Record set:
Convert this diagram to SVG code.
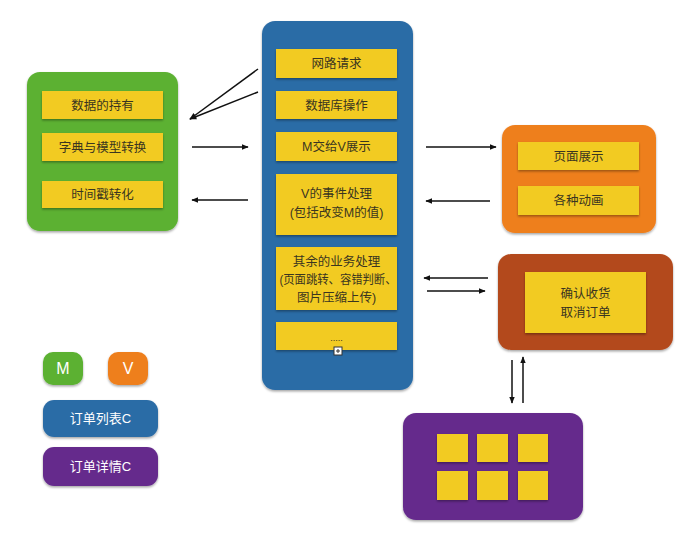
<svg xmlns="http://www.w3.org/2000/svg" width="700" height="535" viewBox="0 0 700 535">
<style>
.bar{fill:#f2cb23;filter:url(#sh)}
.t{font-family:"Liberation Sans","Noto Sans CJK SC",sans-serif;font-size:12.5px;fill:#3a3520;text-anchor:middle}
.w{font-family:"Liberation Sans","Noto Sans CJK SC",sans-serif;font-size:13px;fill:#ffffff;text-anchor:middle}
.c{stroke:#111;stroke-width:1.5;fill:none;marker-end:url(#ah)}
</style>
<defs>
<filter id="sh" x="-10%" y="-10%" width="130%" height="140%">
<feDropShadow dx="0" dy="1.5" stdDeviation="1.2" flood-color="#000" flood-opacity="0.35"/>
</filter>
<marker id="ah" viewBox="0 0 10 10" refX="9" refY="5" markerWidth="7" markerHeight="7" orient="auto" markerUnits="userSpaceOnUse">
<path d="M0,1 L10,5 L0,9 Z" fill="#111"/>
</marker>
</defs>
<rect width="700" height="535" fill="#fff"/>

<g id="model">
<rect x="27" y="72" width="151" height="159" rx="13" fill="#5bb131" filter="url(#sh)"/>
<rect class="bar" x="42" y="91" width="121" height="28"/>
<text class="t" x="102.5" y="110">数据的持有</text>
<rect class="bar" x="42" y="133" width="121" height="28"/>
<text class="t" x="102.5" y="152">字典与模型转换</text>
<rect class="bar" x="42" y="181" width="121" height="27"/>
<text class="t" x="102.5" y="199">时间戳转化</text>
</g>

<g id="listC">
<rect x="262" y="21" width="151" height="369" rx="13" fill="#2c6ca6" filter="url(#sh)"/>
<rect class="bar" x="276" y="49" width="121" height="29"/>
<text class="t" x="336.5" y="68">网路请求</text>
<rect class="bar" x="276" y="91" width="121" height="28"/>
<text class="t" x="336.5" y="110">数据库操作</text>
<rect class="bar" x="276" y="132" width="121" height="29"/>
<text class="t" x="336.5" y="151">M交给V展示</text>
<rect class="bar" x="276" y="174" width="121" height="61"/>
<text class="t" x="336.5" y="198">V的事件处理</text>
<text class="t" x="336.5" y="217">(包括改变M的值)</text>
<rect class="bar" x="276" y="247" width="121" height="63"/>
<text class="t" x="336.5" y="266">其余的业务处理</text>
<text class="t" x="338" y="284" textLength="117" lengthAdjust="spacingAndGlyphs">(页面跳转、容错判断、</text>
<text class="t" x="336.5" y="302">图片压缩上传)</text>
<rect class="bar" x="276" y="322" width="121" height="28"/>
<text class="t" x="336.5" y="341" style="font-size:9px">.....</text>
<rect x="334" y="347" width="8" height="8" fill="#fff" stroke="#333" stroke-width="1"/>
<path d="M338,349 V353 M336,351 H340" stroke="#333" stroke-width="1"/>
</g>

<g id="view">
<rect x="502" y="125" width="154" height="108" rx="13" fill="#ee7f1f" filter="url(#sh)"/>
<rect class="bar" x="518" y="142" width="121" height="28"/>
<text class="t" x="578.5" y="161">页面展示</text>
<rect class="bar" x="518" y="186" width="121" height="29"/>
<text class="t" x="578.5" y="205">各种动画</text>
</g>

<g id="detailActions">
<rect x="498" y="254" width="175" height="96" rx="13" fill="#b3491b" filter="url(#sh)"/>
<rect class="bar" x="525" y="272" width="121" height="61"/>
<text class="t" x="585.5" y="298">确认收货</text>
<text class="t" x="585.5" y="317">取消订单</text>
</g>

<g id="detailC">
<rect x="403" y="413" width="180" height="107" rx="13" fill="#652b8c" filter="url(#sh)"/>
<rect class="bar" x="437" y="434" width="31" height="28"/>
<rect class="bar" x="477" y="434" width="31" height="28"/>
<rect class="bar" x="518" y="434" width="30" height="28"/>
<rect class="bar" x="437" y="471" width="31" height="29"/>
<rect class="bar" x="477" y="471" width="31" height="29"/>
<rect class="bar" x="518" y="471" width="30" height="29"/>
</g>

<g id="legendM">
<rect x="43" y="352" width="40" height="33" rx="10" fill="#5bb131" filter="url(#sh)"/>
<text class="w" x="63" y="374" style="font-size:16px">M</text>
</g>
<g id="legendV">
<rect x="108" y="352" width="40" height="33" rx="10" fill="#ee7f1f" filter="url(#sh)"/>
<text class="w" x="128" y="374" style="font-size:16px">V</text>
</g>
<g id="legendList">
<rect x="43" y="400" width="115" height="37" rx="11" fill="#2c6ca6" filter="url(#sh)"/>
<text class="w" x="100.5" y="423">订单列表C</text>
</g>
<g id="legendDetail">
<rect x="43" y="447" width="115" height="39" rx="11" fill="#652b8c" filter="url(#sh)"/>
<text class="w" x="100.5" y="471">订单详情C</text>
</g>

<g id="connectors">
<line class="c" x1="258" y1="69" x2="190" y2="119"/>
<line class="c" x1="258" y1="92" x2="190" y2="119"/>
<line class="c" x1="192" y1="147" x2="248" y2="147"/>
<line class="c" x1="248" y1="200" x2="192" y2="200"/>
<line class="c" x1="426" y1="147" x2="496" y2="147"/>
<line class="c" x1="490" y1="201" x2="426" y2="201"/>
<line class="c" x1="488" y1="278" x2="424" y2="278"/>
<line class="c" x1="427" y1="291" x2="485" y2="291"/>
<line class="c" x1="512" y1="360" x2="512" y2="403"/>
<line class="c" x1="523" y1="403" x2="523" y2="357"/>
</g>
</svg>
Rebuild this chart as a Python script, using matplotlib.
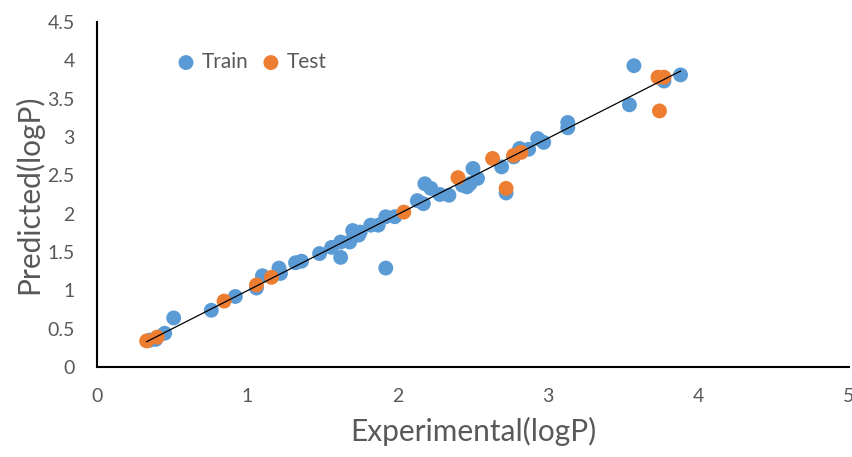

To do: Copy every record character for character. Skip the pictures.

Problem solution:
Convert this diagram to SVG code.
<svg xmlns="http://www.w3.org/2000/svg" width="700" height="535" viewBox="0 0 700 535">
<style>
.bar{fill:#f2cb23;filter:url(#sh)}
.t{font-family:"Liberation Sans","Noto Sans CJK SC",sans-serif;font-size:12.5px;fill:#3a3520;text-anchor:middle}
.w{font-family:"Liberation Sans","Noto Sans CJK SC",sans-serif;font-size:13px;fill:#ffffff;text-anchor:middle}
.c{stroke:#111;stroke-width:1.5;fill:none;marker-end:url(#ah)}
</style>
<defs>
<filter id="sh" x="-10%" y="-10%" width="130%" height="140%">
<feDropShadow dx="0" dy="1.5" stdDeviation="1.2" flood-color="#000" flood-opacity="0.35"/>
</filter>
<marker id="ah" viewBox="0 0 10 10" refX="9" refY="5" markerWidth="7" markerHeight="7" orient="auto" markerUnits="userSpaceOnUse">
<path d="M0,1 L10,5 L0,9 Z" fill="#111"/>
</marker>
</defs>
<rect width="700" height="535" fill="#fff"/>

<g id="model">
<rect x="27" y="72" width="151" height="159" rx="13" fill="#5bb131" filter="url(#sh)"/>
<rect class="bar" x="42" y="91" width="121" height="28"/>
<text class="t" x="102.5" y="110">数据的持有</text>
<rect class="bar" x="42" y="133" width="121" height="28"/>
<text class="t" x="102.5" y="152">字典与模型转换</text>
<rect class="bar" x="42" y="181" width="121" height="27"/>
<text class="t" x="102.5" y="199">时间戳转化</text>
</g>

<g id="listC">
<rect x="262" y="21" width="151" height="369" rx="13" fill="#2c6ca6" filter="url(#sh)"/>
<rect class="bar" x="276" y="49" width="121" height="29"/>
<text class="t" x="336.5" y="68">网路请求</text>
<rect class="bar" x="276" y="91" width="121" height="28"/>
<text class="t" x="336.5" y="110">数据库操作</text>
<rect class="bar" x="276" y="132" width="121" height="29"/>
<text class="t" x="336.5" y="151">M交给V展示</text>
<rect class="bar" x="276" y="174" width="121" height="61"/>
<text class="t" x="336.5" y="198">V的事件处理</text>
<text class="t" x="336.5" y="217">(包括改变M的值)</text>
<rect class="bar" x="276" y="247" width="121" height="63"/>
<text class="t" x="336.5" y="266">其余的业务处理</text>
<text class="t" x="338" y="284" textLength="117" lengthAdjust="spacingAndGlyphs">(页面跳转、容错判断、</text>
<text class="t" x="336.5" y="302">图片压缩上传)</text>
<rect class="bar" x="276" y="322" width="121" height="28"/>
<text class="t" x="336.5" y="341" style="font-size:9px">.....</text>
<rect x="334" y="347" width="8" height="8" fill="#fff" stroke="#333" stroke-width="1"/>
<path d="M338,349 V353 M336,351 H340" stroke="#333" stroke-width="1"/>
</g>

<g id="view">
<rect x="502" y="125" width="154" height="108" rx="13" fill="#ee7f1f" filter="url(#sh)"/>
<rect class="bar" x="518" y="142" width="121" height="28"/>
<text class="t" x="578.5" y="161">页面展示</text>
<rect class="bar" x="518" y="186" width="121" height="29"/>
<text class="t" x="578.5" y="205">各种动画</text>
</g>

<g id="detailActions">
<rect x="498" y="254" width="175" height="96" rx="13" fill="#b3491b" filter="url(#sh)"/>
<rect class="bar" x="525" y="272" width="121" height="61"/>
<text class="t" x="585.5" y="298">确认收货</text>
<text class="t" x="585.5" y="317">取消订单</text>
</g>

<g id="detailC">
<rect x="403" y="413" width="180" height="107" rx="13" fill="#652b8c" filter="url(#sh)"/>
<rect class="bar" x="437" y="434" width="31" height="28"/>
<rect class="bar" x="477" y="434" width="31" height="28"/>
<rect class="bar" x="518" y="434" width="30" height="28"/>
<rect class="bar" x="437" y="471" width="31" height="29"/>
<rect class="bar" x="477" y="471" width="31" height="29"/>
<rect class="bar" x="518" y="471" width="30" height="29"/>
</g>

<g id="legendM">
<rect x="43" y="352" width="40" height="33" rx="10" fill="#5bb131" filter="url(#sh)"/>
<text class="w" x="63" y="374" style="font-size:16px">M</text>
</g>
<g id="legendV">
<rect x="108" y="352" width="40" height="33" rx="10" fill="#ee7f1f" filter="url(#sh)"/>
<text class="w" x="128" y="374" style="font-size:16px">V</text>
</g>
<g id="legendList">
<rect x="43" y="400" width="115" height="37" rx="11" fill="#2c6ca6" filter="url(#sh)"/>
<text class="w" x="100.5" y="423">订单列表C</text>
</g>
<g id="legendDetail">
<rect x="43" y="447" width="115" height="39" rx="11" fill="#652b8c" filter="url(#sh)"/>
<text class="w" x="100.5" y="471">订单详情C</text>
</g>

<g id="connectors">
<line class="c" x1="258" y1="69" x2="190" y2="119"/>
<line class="c" x1="258" y1="92" x2="190" y2="119"/>
<line class="c" x1="192" y1="147" x2="248" y2="147"/>
<line class="c" x1="248" y1="200" x2="192" y2="200"/>
<line class="c" x1="426" y1="147" x2="496" y2="147"/>
<line class="c" x1="490" y1="201" x2="426" y2="201"/>
<line class="c" x1="488" y1="278" x2="424" y2="278"/>
<line class="c" x1="427" y1="291" x2="485" y2="291"/>
<line class="c" x1="512" y1="360" x2="512" y2="403"/>
<line class="c" x1="523" y1="403" x2="523" y2="357"/>
</g>
</svg>
Rebuild this chart as a Python script, using matplotlib.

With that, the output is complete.